Needless to say this approach doesn’t scale when you’re deploying several times a week to clusters in multiple AWS regions.  So there is an automated process developed that compares 1000+ metrics between the baseline and the canary code and generates a confidence score that gives a sense for how likely the canary is to be successful in production.  The canary analysis process also includes an automated squeeze test for each canary Amazon Machine Image (AMI) that determines the throughput “sweet spot” for that AMI in requests per second.  The throughput number, along with server start time (instance launch to taking traffic), is used to configure auto scaling policies.

The canary analyzer generates a report for each AMI that includes the score and displays the total metric space in a scannable grid.  For commits to the prod branch (described above), canaries that get a high-enough confidence score after 8 hours are automatically deployed globally across all AWS regions.

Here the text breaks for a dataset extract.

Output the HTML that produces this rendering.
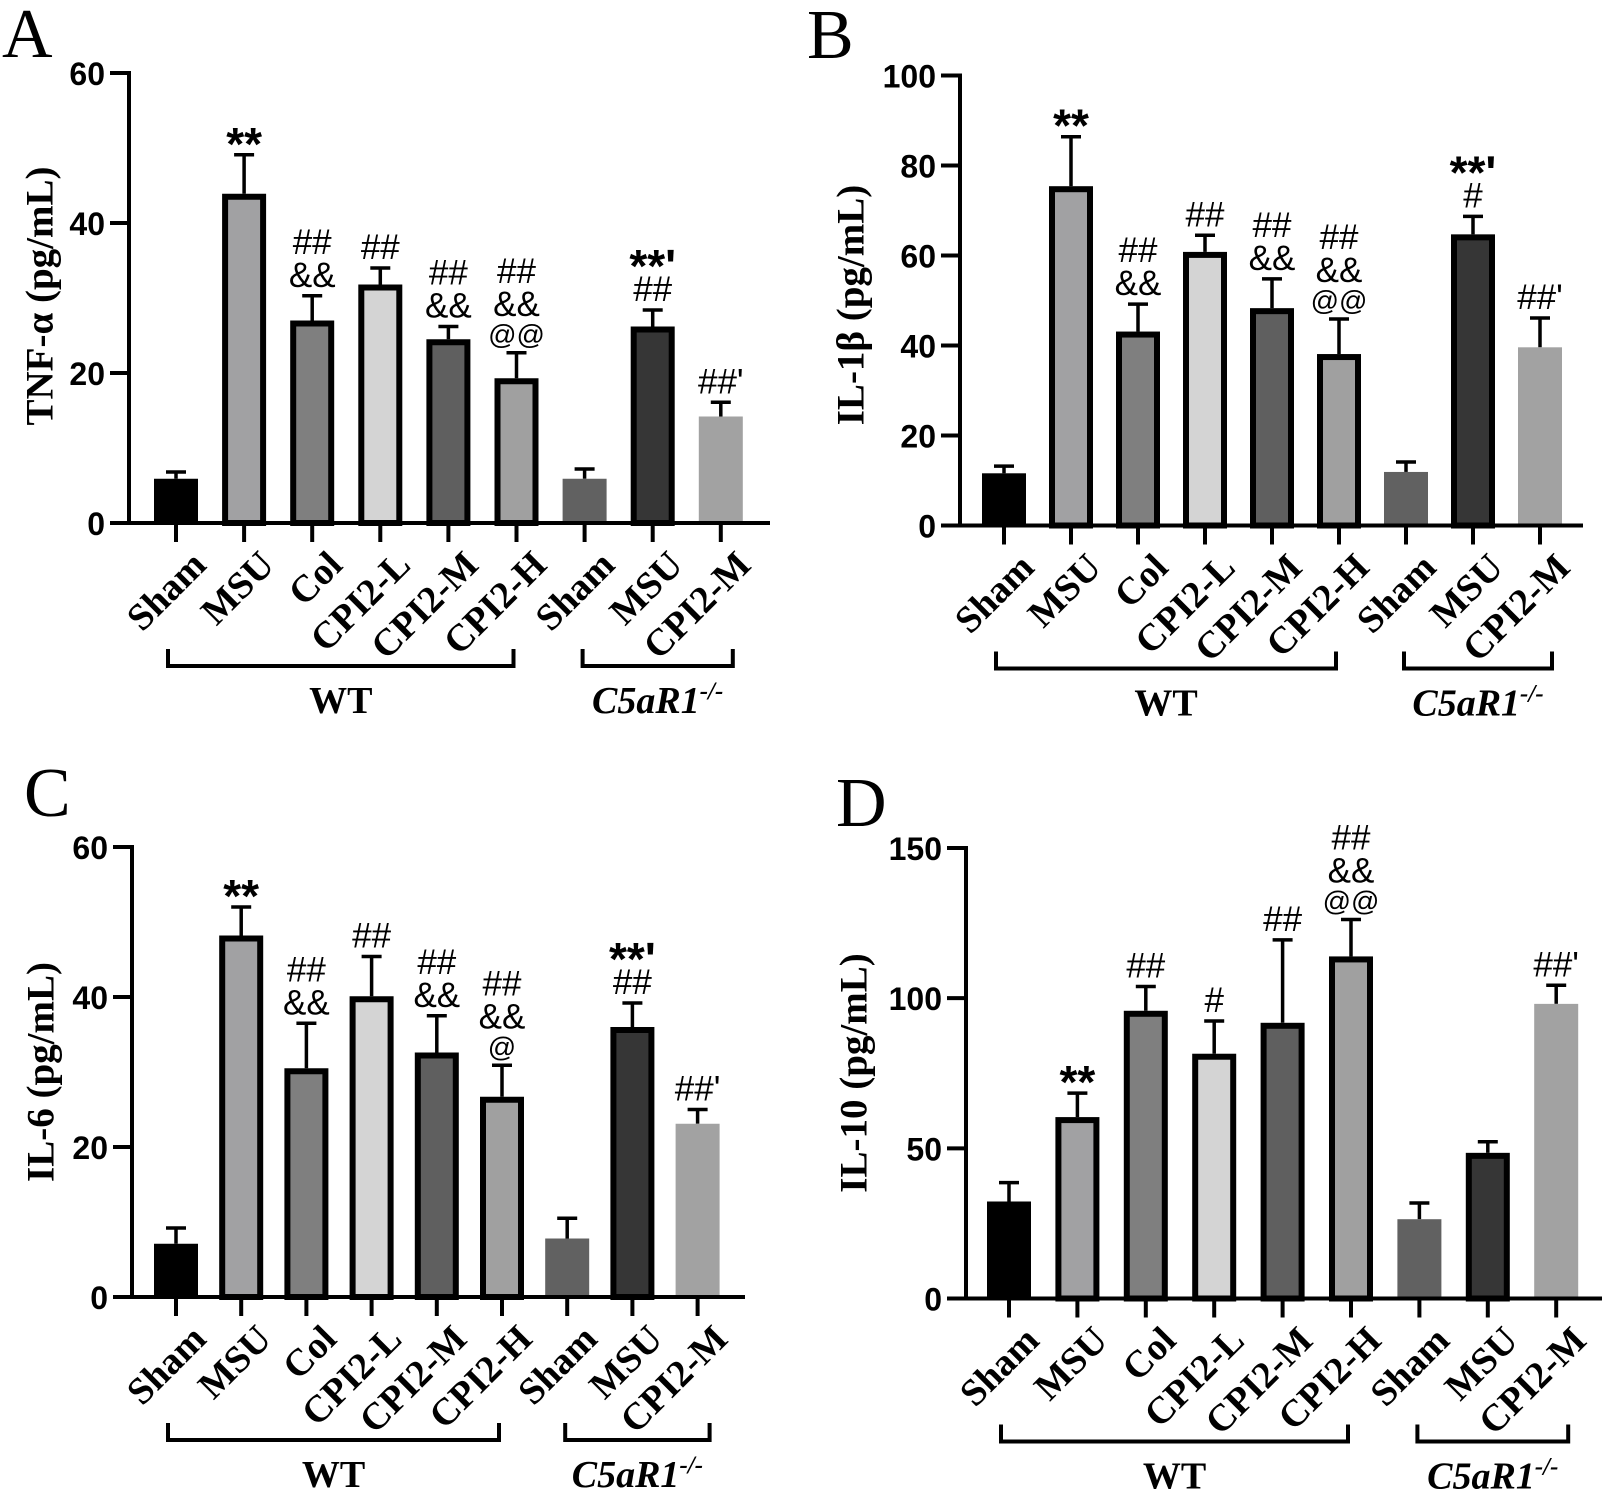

The screenshots below show excerpts from a canary report.  If the score is too low (< 95 generally means a “no go”, as is the case with the canary below), the report helps guide troubleshooting efforts by providing a starting point for deeper investigation. This is where the metrics grid, shown below, helps out. The grid puts more important metrics in the upper left and less important metrics in the lower right.  Green means the metric correlated between baseline and canary.  Blue means the canary has a lower value for a metric (“cold”) and red means the canary has a higher value than the baseline for a metric (“hot”).

canary-score

Keep the Team Informed

With all this deployment activity going on, it’s important to keep the team informed about what’s happening in production. The reason behind it is to make it easy for anyone on the team to know the state of the pipeline and what’s running in prod, but also not wanting to spam people with messages that are filtered out of sight.  To complement of their dashboard app, an XMPP bot is ran that sends a message to the team’s chatroom when new code is pushed to a production cluster.  The bot sends a message when a deployment starts and when it finishes.  The topic of the chatroom has info about the most recent push event and the bot maintains a history of pushes that can be accessed by talking to the bot.

 

Move Fast, Fail Fast (and Small)

The goal is to provide the ability for any engineer on the team to easily get new functionality running in production while keeping the larger team informed about what’s happening, and without adversely affecting system stability.  By developing comprehensive deployment automation and exposing feedback about the pipeline and code flowing through it we’ve been able to deploy more easily and address problems earlier in the deploy cycle.  Failing on a few canary machines is far superior to having a systemic failure across an entire fleet of servers.

Interesting stats

  • 50 million subscribers
  • Number of hours spent by Netflix members watching streamed video on hi-speed internet: 2 billion hours
  • Number of distribution centers: 58
  • Netflix’s front-end services are running on 500 to 1,000 Linux-based Tomcat JavaServer and NGINX web servers. These are empowered by hundreds of other Amazon Simple Storage Service (S3) and the NoSQL Cassandra database servers using the Memcached high-performance, distributed memory object caching system. All of this, and more besides, are distributed across three Amazon Web Services availability zones.

It’s safe to say that Netflix may be the biggest cloud app of all. Their also reinventing the idea of high-availability architecture and everything seems to be working in their favour.

Many parts of the Netflix infrastructure are open source already and available on Github. It is Netflix’ goal to eventually release all of its infrastructure for other companies to benefit from.